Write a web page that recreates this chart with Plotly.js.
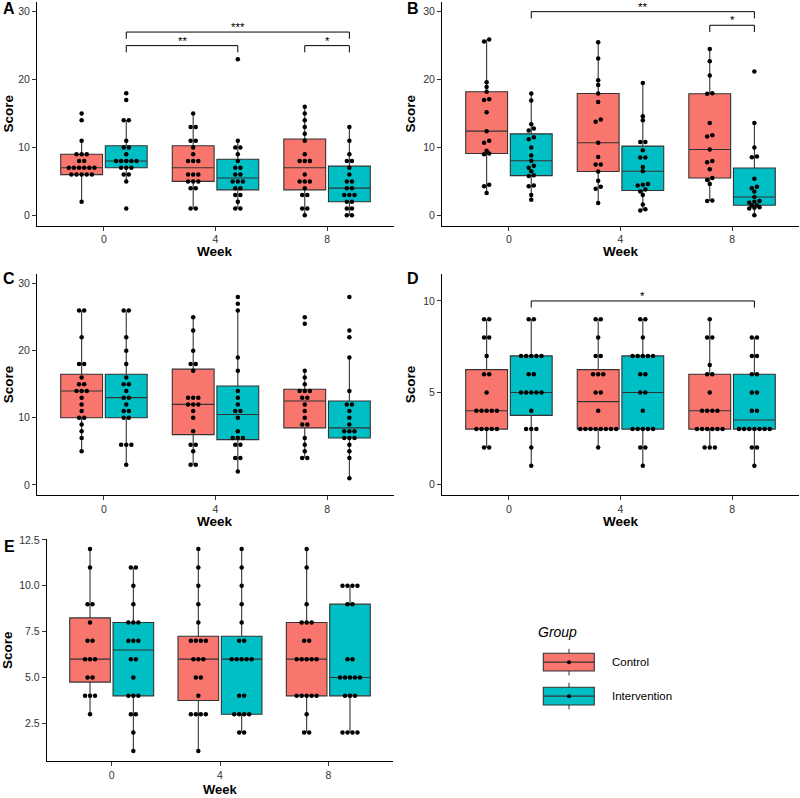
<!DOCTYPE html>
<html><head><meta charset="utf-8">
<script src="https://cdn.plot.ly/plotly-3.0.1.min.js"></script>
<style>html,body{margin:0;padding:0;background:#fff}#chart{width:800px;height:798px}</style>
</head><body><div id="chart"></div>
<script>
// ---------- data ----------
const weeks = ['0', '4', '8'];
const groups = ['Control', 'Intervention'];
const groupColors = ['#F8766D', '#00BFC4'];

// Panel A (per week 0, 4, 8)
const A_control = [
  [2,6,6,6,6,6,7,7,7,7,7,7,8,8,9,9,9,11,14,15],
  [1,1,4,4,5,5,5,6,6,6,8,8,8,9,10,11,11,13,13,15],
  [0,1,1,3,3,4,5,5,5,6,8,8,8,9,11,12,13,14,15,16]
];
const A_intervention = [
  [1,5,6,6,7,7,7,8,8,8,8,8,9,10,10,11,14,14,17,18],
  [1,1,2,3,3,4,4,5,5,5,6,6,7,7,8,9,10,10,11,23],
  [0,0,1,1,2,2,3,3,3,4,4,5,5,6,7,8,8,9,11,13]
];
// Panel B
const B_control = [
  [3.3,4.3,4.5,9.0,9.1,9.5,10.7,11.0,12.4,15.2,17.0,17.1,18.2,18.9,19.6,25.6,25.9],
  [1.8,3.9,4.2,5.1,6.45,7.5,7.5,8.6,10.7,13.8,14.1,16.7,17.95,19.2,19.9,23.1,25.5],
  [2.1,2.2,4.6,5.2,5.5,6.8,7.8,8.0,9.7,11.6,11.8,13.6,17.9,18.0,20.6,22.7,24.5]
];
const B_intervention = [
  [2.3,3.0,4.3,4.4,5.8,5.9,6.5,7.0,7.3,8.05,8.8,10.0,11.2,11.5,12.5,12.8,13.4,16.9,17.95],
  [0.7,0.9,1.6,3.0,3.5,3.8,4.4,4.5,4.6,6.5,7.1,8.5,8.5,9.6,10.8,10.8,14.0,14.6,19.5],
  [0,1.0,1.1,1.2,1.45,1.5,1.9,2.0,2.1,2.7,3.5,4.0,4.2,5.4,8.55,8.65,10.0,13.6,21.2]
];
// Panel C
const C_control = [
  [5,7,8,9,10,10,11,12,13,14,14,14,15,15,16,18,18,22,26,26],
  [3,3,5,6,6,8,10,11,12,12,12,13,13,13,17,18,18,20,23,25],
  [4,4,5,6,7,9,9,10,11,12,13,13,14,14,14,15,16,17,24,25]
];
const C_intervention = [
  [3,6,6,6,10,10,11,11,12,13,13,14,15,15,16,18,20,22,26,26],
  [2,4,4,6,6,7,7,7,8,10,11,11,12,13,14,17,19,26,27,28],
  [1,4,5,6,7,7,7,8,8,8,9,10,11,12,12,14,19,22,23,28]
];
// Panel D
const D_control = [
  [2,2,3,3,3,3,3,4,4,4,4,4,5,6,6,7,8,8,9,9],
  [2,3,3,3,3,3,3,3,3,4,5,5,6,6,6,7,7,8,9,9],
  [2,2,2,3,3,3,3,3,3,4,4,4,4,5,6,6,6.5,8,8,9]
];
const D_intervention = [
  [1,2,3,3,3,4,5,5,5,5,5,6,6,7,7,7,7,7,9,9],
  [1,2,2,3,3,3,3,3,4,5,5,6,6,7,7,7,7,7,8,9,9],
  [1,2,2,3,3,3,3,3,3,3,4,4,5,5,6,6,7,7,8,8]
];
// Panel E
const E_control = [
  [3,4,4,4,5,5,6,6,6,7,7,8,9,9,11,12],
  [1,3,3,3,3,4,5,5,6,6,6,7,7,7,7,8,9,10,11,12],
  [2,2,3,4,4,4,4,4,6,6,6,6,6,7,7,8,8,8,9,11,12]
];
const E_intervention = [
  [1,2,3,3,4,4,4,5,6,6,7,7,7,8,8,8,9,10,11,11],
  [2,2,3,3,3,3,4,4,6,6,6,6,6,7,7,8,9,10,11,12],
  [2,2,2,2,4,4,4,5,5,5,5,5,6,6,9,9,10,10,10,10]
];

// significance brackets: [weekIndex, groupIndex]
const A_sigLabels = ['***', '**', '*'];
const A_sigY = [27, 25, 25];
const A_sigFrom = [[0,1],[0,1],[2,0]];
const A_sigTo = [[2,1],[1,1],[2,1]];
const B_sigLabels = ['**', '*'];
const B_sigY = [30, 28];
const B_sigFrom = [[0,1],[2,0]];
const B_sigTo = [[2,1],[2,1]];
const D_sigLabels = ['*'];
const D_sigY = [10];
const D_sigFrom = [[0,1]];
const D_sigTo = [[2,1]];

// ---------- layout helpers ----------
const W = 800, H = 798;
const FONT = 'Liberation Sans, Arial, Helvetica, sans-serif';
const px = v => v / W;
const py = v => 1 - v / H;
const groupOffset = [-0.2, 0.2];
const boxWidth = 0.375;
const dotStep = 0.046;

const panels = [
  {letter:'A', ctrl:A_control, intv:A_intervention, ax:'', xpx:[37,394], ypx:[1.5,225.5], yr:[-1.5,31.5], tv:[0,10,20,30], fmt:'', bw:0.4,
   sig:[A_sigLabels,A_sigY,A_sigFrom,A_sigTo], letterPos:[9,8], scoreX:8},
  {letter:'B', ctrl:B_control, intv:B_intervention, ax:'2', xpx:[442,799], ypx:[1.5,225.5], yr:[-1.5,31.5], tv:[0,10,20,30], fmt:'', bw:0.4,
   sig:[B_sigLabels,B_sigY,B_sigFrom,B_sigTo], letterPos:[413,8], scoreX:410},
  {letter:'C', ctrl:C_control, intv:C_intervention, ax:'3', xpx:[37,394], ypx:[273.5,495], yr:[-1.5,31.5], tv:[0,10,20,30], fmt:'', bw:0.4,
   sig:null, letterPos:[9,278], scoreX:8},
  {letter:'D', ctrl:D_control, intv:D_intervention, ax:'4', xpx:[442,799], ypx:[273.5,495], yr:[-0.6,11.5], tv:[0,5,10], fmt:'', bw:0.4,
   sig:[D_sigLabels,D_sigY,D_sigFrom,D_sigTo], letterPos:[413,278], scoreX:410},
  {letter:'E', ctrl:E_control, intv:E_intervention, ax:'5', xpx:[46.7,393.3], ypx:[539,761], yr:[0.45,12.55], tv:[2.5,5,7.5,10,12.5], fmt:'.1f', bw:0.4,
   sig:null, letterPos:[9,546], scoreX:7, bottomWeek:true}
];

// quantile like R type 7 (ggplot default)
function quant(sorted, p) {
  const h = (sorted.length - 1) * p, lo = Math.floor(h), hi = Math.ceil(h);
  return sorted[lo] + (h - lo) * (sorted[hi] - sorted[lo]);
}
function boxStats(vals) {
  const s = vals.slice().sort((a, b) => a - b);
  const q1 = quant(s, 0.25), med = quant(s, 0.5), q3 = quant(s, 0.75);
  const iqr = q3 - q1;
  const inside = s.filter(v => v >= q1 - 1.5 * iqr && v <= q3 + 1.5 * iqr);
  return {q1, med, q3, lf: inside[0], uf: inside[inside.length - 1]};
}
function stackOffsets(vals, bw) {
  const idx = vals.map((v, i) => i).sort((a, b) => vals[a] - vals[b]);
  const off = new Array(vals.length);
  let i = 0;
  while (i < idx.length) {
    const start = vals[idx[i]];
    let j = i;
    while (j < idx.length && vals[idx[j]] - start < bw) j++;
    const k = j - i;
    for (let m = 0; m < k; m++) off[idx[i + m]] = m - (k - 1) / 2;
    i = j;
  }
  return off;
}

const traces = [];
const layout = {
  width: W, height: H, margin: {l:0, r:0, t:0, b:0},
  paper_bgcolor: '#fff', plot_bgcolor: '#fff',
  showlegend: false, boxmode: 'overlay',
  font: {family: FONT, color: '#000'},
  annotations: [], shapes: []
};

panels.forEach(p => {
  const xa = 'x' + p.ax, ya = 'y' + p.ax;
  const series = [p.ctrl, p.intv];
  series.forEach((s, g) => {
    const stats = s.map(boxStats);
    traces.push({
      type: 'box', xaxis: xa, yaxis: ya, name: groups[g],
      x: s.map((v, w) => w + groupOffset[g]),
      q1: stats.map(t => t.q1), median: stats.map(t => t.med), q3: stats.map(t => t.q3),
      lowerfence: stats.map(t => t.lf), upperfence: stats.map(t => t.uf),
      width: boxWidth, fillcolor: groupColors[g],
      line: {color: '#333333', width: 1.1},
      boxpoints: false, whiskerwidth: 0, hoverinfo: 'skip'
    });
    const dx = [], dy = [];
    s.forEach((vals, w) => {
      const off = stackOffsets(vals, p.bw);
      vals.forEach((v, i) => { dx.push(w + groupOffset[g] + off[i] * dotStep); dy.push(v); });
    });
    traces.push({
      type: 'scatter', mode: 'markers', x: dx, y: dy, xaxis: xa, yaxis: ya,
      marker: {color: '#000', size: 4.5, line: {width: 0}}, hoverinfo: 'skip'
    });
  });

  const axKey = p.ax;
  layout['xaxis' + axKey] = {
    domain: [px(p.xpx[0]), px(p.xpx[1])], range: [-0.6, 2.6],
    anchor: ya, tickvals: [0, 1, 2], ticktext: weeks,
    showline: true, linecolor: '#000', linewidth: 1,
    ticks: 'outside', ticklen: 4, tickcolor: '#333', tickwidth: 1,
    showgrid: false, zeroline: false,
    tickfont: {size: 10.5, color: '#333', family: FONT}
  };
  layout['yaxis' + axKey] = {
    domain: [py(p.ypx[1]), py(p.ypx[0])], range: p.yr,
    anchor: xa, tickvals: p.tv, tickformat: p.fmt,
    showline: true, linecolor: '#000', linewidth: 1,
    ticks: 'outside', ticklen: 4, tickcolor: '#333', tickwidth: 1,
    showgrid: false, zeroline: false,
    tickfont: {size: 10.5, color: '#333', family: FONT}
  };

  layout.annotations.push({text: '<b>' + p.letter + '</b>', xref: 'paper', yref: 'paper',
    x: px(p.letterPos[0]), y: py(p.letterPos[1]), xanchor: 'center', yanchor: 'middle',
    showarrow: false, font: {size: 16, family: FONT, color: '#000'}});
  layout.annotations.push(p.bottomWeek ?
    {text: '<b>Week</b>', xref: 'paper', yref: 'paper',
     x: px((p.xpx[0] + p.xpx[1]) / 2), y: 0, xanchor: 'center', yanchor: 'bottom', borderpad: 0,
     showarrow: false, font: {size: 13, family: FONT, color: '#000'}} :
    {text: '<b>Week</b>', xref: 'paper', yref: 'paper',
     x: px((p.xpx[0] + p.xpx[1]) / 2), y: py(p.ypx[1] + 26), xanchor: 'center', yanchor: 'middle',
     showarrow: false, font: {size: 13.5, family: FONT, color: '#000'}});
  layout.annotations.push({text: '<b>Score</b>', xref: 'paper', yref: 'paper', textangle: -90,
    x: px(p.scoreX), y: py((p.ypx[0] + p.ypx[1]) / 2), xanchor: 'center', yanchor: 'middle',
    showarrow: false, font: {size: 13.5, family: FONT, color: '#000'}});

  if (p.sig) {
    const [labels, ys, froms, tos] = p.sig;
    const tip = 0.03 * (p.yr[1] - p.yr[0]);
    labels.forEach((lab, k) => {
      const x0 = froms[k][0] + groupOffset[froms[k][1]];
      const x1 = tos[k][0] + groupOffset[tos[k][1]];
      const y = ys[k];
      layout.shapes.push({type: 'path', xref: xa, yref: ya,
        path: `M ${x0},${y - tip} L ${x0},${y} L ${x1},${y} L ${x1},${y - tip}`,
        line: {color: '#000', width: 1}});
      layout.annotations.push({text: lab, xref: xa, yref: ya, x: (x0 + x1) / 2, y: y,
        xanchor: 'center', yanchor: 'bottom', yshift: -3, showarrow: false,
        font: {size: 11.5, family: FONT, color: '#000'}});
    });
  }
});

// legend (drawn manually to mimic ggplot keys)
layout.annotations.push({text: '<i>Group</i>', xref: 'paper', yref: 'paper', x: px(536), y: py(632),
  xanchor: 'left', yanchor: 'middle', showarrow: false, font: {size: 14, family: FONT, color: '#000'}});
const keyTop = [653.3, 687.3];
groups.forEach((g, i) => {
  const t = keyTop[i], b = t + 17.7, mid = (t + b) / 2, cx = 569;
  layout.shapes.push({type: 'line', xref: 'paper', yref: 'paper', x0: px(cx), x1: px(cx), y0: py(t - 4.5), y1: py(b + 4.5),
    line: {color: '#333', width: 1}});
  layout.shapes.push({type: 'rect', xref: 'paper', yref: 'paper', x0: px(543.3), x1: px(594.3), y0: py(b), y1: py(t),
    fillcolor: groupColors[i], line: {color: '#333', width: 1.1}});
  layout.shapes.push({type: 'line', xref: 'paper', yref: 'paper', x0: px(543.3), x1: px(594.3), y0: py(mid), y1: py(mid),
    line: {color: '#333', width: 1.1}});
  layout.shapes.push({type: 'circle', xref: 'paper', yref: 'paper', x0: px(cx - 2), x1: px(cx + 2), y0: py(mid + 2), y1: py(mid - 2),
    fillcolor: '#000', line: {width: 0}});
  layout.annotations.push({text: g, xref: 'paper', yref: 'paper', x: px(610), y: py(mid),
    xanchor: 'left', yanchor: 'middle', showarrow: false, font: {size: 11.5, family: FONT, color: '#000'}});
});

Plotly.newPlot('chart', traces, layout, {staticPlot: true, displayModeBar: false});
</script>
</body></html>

= = =

Your goal:
Write out again, exactly, the lines from the start of the listing up to the line containing "const groupColors = ['#F8766D', '#00BFC4'];", with both ends and without pictures.

Task output:
Write a web page that recreates this chart with Plotly.js.
<!DOCTYPE html>
<html><head><meta charset="utf-8">
<script src="https://cdn.plot.ly/plotly-3.0.1.min.js"></script>
<style>html,body{margin:0;padding:0;background:#fff}#chart{width:800px;height:798px}</style>
</head><body><div id="chart"></div>
<script>
// ---------- data ----------
const weeks = ['0', '4', '8'];
const groups = ['Control', 'Intervention'];
const groupColors = ['#F8766D', '#00BFC4'];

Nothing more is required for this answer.